Dalam sejarah agama Buddha ada beberapa versi Abhidhamma/Abhidharma. Yang masih ada sampai sekarang adalah Abhidhamma Theravada dan Abhidharma Sarvastivada; kedua sekte itu sama-sama termasuk dalam 18 sekte Hinayana pada awal sejarah agama Buddha.
Kedua versi Abhidhamma/Abhidharma itu sangat berbeda satu sama lain: jumlah citta sangat berbeda, malah klasifikasi juga sangat berbeda; dalam Abhidhamma klasifikasi dhamma ada empat: rupa, citta, cetasika, nibbana, dalam Abhidharma Sarvastivada lain sekali.
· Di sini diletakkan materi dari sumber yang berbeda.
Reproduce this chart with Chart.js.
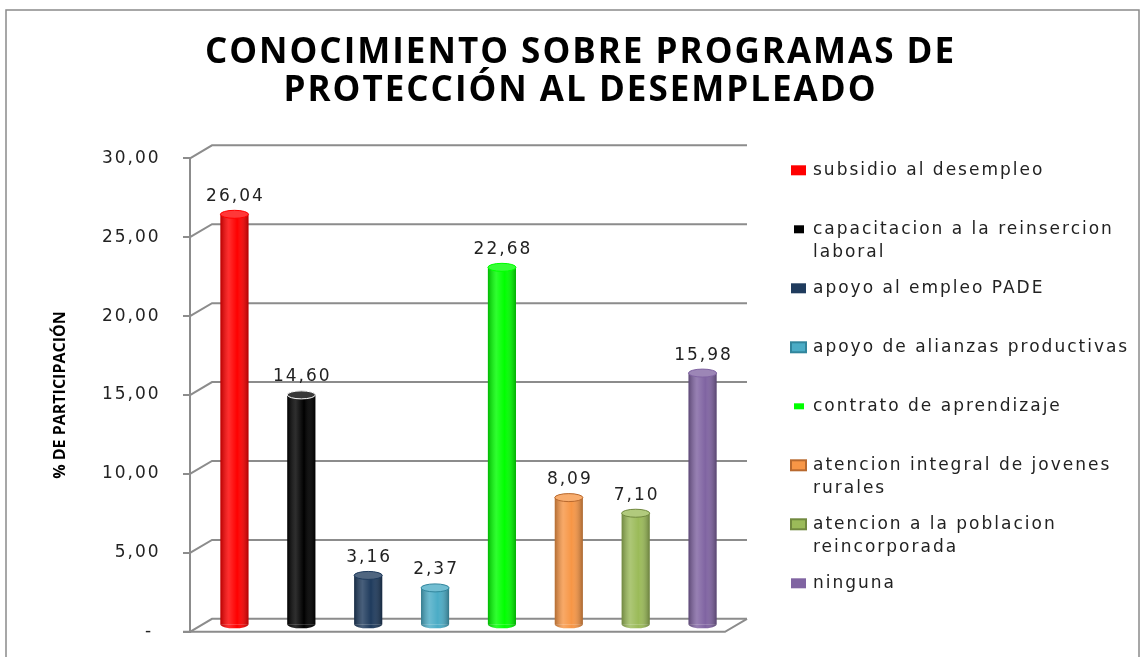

Jadi mana yang benar???...
Itulah sebabnya saya mengatakan, baik Abhidhamma Theravada maupun Abhidharma Sarvastivada merupakan usaha pikiran manusia (tafsiran) untuk mendeskripsikan pengalaman meditasi. Pengalaman meditasinya SAMA, kalau itu vipassana, yaitu khanika-samadhi. Tapi tafsirannya, klasifikasinya, deskripsinya bisa berbeda-beda. ... Jadi jangan mencampuradukkan deskripsi pengalaman meditasi dengan pengalaman meditasi itu sendiri. ... Teori Abhidhamma tidak lebih dari sekadar "telunjuk" yang menunjuk ke "rembulan". Jangan mencampuradukkan "telunjuk" dan "rembulan", lalu menganggap "telunjuk" itu sebagai "rembulan", sebagai kebenaran. "Telunjuk" Theravada berbeda dengan "telunjuk" Sarvastivada, tapi "rembulannya" sama.